* **SHORT EXERCISE**:
Within the material below, locate the line with "Clone this chart in D3.js." and the line with "const yTicks = [-2, 0, 2, 4, 6, 8, 10, 12];", then return those two lines and all lines between them, exactly as written.

* **Saved entries**:
▼▼▼

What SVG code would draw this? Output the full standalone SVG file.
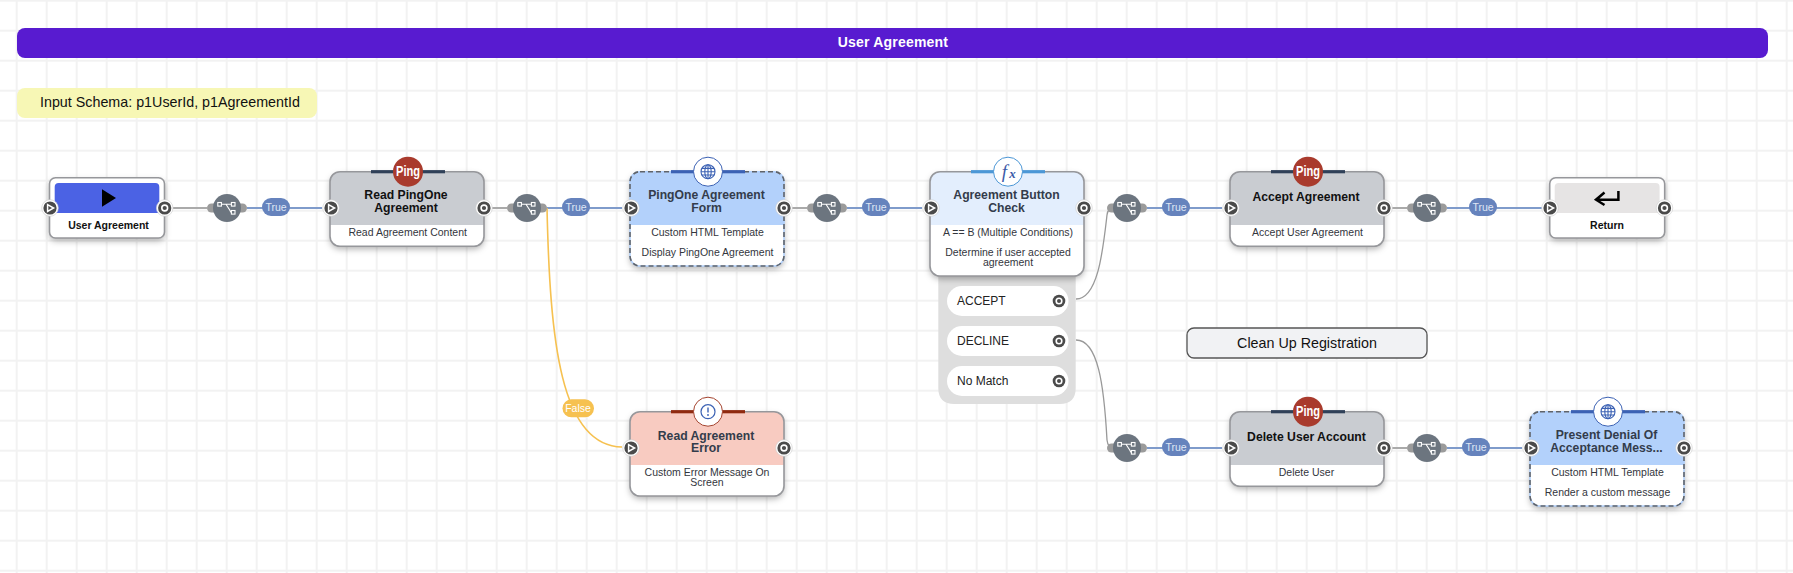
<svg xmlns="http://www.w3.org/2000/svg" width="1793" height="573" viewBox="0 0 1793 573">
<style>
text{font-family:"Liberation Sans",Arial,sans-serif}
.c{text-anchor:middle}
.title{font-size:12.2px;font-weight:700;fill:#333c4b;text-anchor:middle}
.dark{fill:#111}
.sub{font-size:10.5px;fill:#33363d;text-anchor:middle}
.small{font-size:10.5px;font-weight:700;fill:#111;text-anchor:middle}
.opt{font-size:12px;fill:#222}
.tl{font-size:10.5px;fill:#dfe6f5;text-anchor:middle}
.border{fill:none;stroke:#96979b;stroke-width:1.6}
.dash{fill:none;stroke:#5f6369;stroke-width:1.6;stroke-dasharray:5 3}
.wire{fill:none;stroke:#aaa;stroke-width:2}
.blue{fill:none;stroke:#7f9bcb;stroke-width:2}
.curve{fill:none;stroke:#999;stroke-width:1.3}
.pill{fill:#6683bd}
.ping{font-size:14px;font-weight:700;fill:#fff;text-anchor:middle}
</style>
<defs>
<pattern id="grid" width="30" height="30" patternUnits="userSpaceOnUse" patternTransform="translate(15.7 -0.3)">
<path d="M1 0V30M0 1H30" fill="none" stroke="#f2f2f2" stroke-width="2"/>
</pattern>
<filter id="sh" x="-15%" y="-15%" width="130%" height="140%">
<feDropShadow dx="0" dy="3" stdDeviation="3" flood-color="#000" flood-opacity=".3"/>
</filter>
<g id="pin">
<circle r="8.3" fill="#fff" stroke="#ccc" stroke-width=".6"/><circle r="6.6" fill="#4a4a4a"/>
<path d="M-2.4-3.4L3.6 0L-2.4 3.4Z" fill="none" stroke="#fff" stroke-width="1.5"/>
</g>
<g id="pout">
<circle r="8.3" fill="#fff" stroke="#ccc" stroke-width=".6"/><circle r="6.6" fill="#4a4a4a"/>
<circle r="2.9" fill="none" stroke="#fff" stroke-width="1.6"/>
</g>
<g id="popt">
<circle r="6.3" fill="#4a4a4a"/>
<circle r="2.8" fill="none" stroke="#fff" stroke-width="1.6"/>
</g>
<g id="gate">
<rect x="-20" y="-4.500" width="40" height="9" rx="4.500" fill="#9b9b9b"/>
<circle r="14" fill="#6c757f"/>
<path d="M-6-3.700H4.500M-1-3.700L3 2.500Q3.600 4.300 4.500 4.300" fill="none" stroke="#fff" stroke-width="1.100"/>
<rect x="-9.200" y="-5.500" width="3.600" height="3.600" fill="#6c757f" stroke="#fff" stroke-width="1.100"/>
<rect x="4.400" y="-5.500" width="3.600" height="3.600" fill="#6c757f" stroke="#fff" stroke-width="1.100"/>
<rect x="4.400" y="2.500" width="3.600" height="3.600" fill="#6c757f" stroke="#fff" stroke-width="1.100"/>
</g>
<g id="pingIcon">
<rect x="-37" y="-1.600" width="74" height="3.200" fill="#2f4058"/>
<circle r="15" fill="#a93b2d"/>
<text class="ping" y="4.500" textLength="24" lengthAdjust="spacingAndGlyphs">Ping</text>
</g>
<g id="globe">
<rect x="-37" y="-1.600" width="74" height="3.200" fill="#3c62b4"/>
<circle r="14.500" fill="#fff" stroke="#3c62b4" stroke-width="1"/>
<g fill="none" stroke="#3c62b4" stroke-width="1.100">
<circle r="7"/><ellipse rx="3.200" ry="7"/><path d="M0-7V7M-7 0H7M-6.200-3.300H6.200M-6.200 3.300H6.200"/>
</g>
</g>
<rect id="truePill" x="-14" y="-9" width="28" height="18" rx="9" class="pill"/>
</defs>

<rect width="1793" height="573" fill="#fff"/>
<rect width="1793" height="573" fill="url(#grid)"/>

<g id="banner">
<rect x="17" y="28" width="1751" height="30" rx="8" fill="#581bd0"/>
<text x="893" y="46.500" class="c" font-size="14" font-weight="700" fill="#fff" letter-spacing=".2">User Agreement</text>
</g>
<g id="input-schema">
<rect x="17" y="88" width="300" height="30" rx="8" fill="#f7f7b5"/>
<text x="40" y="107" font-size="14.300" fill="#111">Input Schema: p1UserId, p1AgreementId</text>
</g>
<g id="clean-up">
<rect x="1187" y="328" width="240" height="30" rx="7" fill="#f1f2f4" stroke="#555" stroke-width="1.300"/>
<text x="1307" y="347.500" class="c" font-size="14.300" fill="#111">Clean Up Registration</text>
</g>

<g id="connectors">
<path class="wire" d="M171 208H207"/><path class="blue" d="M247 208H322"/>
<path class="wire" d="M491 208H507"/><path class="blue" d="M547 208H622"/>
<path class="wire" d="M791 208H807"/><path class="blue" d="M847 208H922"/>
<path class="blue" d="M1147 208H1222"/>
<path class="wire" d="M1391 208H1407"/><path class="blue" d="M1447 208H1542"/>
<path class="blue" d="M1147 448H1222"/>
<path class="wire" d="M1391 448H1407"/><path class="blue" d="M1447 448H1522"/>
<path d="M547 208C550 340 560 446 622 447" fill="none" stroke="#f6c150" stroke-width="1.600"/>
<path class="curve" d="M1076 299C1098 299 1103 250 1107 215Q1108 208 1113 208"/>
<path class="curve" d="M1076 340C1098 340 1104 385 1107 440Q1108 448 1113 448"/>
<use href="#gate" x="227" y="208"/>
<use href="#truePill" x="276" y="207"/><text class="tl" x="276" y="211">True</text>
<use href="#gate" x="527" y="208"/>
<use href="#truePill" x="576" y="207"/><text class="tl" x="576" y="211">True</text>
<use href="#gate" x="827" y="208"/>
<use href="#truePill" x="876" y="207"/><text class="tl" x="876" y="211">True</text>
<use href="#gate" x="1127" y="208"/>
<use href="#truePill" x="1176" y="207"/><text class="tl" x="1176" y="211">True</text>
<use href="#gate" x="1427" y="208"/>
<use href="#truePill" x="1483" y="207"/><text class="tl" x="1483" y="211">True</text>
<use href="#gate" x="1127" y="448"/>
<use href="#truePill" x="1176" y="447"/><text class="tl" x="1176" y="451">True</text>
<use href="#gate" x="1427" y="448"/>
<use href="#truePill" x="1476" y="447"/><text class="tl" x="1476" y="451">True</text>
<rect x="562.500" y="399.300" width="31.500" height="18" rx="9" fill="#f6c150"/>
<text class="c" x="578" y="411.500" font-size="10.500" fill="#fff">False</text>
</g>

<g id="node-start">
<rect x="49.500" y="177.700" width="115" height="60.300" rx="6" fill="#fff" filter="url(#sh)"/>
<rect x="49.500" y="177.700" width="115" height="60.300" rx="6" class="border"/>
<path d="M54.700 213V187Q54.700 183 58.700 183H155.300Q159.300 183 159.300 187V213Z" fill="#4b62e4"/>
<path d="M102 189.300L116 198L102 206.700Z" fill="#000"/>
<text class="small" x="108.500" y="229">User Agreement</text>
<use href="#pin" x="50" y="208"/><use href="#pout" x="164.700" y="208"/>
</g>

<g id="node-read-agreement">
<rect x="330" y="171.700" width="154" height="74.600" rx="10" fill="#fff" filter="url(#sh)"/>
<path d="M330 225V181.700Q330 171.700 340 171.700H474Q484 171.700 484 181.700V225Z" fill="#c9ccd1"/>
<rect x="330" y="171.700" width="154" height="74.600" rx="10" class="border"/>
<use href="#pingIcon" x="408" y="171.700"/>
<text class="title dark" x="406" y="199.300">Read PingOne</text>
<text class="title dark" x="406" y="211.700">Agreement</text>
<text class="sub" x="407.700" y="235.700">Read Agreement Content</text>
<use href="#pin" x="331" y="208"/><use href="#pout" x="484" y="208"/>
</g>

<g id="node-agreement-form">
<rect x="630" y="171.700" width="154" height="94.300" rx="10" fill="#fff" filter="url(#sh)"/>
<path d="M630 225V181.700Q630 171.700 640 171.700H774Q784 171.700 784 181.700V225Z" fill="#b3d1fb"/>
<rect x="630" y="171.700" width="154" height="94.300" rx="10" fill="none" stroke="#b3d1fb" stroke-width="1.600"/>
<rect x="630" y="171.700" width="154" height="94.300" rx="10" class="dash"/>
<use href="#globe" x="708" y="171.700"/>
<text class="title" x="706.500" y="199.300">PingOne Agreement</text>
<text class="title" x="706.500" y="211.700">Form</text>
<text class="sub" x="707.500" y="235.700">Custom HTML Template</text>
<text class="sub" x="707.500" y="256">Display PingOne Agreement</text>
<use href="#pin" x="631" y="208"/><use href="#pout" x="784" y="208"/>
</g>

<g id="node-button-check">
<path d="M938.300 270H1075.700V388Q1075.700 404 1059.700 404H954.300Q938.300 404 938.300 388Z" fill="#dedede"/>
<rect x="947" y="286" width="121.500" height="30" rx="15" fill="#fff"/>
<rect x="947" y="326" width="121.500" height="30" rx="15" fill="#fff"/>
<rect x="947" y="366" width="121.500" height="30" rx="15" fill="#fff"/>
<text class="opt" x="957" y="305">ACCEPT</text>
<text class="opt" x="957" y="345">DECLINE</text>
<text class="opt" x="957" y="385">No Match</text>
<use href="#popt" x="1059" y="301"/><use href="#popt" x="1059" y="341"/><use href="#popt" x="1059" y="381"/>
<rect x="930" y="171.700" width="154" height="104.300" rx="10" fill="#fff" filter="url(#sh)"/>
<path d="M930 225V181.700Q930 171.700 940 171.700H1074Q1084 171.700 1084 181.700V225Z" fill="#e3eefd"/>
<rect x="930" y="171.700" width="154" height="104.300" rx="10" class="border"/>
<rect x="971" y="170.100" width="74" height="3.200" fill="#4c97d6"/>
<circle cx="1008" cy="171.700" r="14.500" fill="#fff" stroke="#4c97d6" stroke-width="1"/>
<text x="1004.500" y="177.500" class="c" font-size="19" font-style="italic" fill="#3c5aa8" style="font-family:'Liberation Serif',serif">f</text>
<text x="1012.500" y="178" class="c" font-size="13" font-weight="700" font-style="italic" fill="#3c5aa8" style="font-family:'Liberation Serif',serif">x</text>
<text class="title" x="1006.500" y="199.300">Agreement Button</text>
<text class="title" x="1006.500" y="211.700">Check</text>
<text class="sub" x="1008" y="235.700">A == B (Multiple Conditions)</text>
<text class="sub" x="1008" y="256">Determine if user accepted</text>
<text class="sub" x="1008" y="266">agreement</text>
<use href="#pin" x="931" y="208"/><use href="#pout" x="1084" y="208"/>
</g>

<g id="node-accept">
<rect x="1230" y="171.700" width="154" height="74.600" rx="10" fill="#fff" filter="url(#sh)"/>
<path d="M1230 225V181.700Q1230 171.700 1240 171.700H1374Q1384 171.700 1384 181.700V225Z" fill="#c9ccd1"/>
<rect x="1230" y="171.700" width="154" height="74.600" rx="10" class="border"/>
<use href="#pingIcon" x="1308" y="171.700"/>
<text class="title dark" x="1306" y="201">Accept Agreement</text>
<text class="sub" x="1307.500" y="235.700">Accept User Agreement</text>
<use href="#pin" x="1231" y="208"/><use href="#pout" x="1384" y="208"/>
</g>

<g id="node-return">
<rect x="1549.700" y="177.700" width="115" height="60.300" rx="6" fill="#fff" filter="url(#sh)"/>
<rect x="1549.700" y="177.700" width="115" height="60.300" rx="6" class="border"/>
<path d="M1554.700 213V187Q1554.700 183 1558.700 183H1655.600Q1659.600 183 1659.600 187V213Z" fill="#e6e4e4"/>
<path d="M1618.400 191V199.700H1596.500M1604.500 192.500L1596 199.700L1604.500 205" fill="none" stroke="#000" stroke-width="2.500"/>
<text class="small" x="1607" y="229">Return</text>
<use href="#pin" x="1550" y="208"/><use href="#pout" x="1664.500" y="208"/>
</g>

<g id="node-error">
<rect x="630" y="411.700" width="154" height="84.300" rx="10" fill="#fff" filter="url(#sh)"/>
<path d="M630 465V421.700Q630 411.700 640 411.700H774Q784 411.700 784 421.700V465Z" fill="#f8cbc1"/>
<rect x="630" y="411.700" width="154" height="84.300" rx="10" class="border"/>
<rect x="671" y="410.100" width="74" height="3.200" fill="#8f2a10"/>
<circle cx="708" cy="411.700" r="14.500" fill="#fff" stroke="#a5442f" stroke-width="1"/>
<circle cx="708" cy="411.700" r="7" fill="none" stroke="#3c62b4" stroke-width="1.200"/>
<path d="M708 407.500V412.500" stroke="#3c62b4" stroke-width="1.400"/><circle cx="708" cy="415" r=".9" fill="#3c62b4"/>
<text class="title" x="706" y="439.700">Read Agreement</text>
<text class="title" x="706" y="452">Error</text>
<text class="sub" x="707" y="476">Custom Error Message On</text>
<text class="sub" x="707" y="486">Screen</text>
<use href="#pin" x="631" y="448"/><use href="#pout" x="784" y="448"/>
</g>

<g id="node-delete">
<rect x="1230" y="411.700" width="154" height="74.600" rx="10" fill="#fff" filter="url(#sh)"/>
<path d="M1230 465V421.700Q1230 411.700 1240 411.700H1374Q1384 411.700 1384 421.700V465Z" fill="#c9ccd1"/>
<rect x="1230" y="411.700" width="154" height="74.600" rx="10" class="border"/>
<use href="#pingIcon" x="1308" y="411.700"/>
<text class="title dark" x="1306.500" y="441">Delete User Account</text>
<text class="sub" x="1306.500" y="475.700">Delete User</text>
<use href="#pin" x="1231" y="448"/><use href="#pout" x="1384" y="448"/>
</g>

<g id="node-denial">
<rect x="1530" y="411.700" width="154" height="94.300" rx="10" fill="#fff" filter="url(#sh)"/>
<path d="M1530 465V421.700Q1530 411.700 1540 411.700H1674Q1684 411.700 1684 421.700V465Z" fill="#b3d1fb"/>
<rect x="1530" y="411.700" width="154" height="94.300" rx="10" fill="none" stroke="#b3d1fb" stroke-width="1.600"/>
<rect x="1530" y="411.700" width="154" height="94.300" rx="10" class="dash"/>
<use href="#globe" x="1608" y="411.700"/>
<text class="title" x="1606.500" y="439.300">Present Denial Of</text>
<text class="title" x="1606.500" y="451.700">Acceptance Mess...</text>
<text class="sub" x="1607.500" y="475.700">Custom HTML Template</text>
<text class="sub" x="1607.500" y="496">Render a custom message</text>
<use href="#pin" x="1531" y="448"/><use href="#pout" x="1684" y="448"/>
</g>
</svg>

▲▲▲
▼▼▼

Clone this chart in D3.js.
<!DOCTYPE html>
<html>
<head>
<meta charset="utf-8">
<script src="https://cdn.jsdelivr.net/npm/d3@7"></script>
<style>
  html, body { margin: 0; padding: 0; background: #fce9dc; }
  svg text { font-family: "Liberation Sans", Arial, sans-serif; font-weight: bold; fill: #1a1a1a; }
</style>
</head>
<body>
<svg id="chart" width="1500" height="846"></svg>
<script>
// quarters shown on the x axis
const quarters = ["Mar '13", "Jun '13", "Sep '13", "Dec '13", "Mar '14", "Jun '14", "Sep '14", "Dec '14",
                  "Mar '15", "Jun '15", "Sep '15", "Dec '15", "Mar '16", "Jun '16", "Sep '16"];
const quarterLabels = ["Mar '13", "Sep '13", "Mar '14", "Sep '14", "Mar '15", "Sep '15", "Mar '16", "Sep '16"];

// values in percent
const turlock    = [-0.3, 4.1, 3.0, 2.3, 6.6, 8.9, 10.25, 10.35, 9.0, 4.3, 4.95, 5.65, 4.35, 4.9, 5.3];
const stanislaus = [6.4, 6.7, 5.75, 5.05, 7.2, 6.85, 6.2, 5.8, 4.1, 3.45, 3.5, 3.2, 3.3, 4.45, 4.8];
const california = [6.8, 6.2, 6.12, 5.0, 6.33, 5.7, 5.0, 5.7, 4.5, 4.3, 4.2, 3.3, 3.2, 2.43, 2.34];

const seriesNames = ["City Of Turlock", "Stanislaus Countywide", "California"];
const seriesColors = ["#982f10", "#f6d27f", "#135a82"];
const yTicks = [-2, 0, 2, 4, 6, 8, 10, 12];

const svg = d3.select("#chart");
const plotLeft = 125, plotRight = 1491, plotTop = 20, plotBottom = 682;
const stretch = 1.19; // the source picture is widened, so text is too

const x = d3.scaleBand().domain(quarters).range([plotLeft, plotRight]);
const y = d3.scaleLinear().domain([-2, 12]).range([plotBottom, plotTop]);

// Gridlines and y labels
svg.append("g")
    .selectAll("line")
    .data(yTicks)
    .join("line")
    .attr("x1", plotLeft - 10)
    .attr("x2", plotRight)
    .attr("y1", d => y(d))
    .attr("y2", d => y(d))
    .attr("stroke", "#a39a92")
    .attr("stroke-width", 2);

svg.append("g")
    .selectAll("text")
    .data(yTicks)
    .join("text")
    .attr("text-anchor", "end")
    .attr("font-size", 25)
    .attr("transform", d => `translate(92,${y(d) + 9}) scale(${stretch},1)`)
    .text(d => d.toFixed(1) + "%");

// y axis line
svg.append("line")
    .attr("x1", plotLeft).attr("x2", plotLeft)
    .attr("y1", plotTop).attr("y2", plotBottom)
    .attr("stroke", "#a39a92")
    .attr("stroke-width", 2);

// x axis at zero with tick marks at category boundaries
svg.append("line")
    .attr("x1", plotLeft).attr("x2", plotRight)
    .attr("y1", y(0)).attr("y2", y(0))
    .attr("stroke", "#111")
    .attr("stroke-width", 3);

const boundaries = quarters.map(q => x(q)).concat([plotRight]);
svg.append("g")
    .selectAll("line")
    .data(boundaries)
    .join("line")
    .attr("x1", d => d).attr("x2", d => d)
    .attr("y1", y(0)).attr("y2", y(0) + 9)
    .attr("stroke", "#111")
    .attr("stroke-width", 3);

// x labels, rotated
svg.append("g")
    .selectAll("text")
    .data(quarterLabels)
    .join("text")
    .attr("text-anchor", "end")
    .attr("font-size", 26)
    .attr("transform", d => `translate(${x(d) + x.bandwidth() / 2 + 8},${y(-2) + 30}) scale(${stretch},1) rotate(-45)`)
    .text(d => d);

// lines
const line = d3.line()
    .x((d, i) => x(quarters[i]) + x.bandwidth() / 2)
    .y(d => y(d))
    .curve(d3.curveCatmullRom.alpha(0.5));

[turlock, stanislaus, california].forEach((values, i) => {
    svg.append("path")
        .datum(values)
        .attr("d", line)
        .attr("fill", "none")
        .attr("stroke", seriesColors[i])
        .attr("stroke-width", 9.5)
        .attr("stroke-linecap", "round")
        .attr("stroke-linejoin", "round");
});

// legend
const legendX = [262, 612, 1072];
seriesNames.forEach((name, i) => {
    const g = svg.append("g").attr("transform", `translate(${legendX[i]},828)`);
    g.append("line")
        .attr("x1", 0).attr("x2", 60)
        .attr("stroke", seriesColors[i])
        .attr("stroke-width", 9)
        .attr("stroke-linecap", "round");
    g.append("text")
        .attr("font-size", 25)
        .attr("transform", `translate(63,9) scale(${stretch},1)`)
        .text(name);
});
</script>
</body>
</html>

▲▲▲

* **FULL ANSWER**:
Clone this chart in D3.js.
<!DOCTYPE html>
<html>
<head>
<meta charset="utf-8">
<script src="https://cdn.jsdelivr.net/npm/d3@7"></script>
<style>
  html, body { margin: 0; padding: 0; background: #fce9dc; }
  svg text { font-family: "Liberation Sans", Arial, sans-serif; font-weight: bold; fill: #1a1a1a; }
</style>
</head>
<body>
<svg id="chart" width="1500" height="846"></svg>
<script>
// quarters shown on the x axis
const quarters = ["Mar '13", "Jun '13", "Sep '13", "Dec '13", "Mar '14", "Jun '14", "Sep '14", "Dec '14",
                  "Mar '15", "Jun '15", "Sep '15", "Dec '15", "Mar '16", "Jun '16", "Sep '16"];
const quarterLabels = ["Mar '13", "Sep '13", "Mar '14", "Sep '14", "Mar '15", "Sep '15", "Mar '16", "Sep '16"];

// values in percent
const turlock    = [-0.3, 4.1, 3.0, 2.3, 6.6, 8.9, 10.25, 10.35, 9.0, 4.3, 4.95, 5.65, 4.35, 4.9, 5.3];
const stanislaus = [6.4, 6.7, 5.75, 5.05, 7.2, 6.85, 6.2, 5.8, 4.1, 3.45, 3.5, 3.2, 3.3, 4.45, 4.8];
const california = [6.8, 6.2, 6.12, 5.0, 6.33, 5.7, 5.0, 5.7, 4.5, 4.3, 4.2, 3.3, 3.2, 2.43, 2.34];

const seriesNames = ["City Of Turlock", "Stanislaus Countywide", "California"];
const seriesColors = ["#982f10", "#f6d27f", "#135a82"];
const yTicks = [-2, 0, 2, 4, 6, 8, 10, 12];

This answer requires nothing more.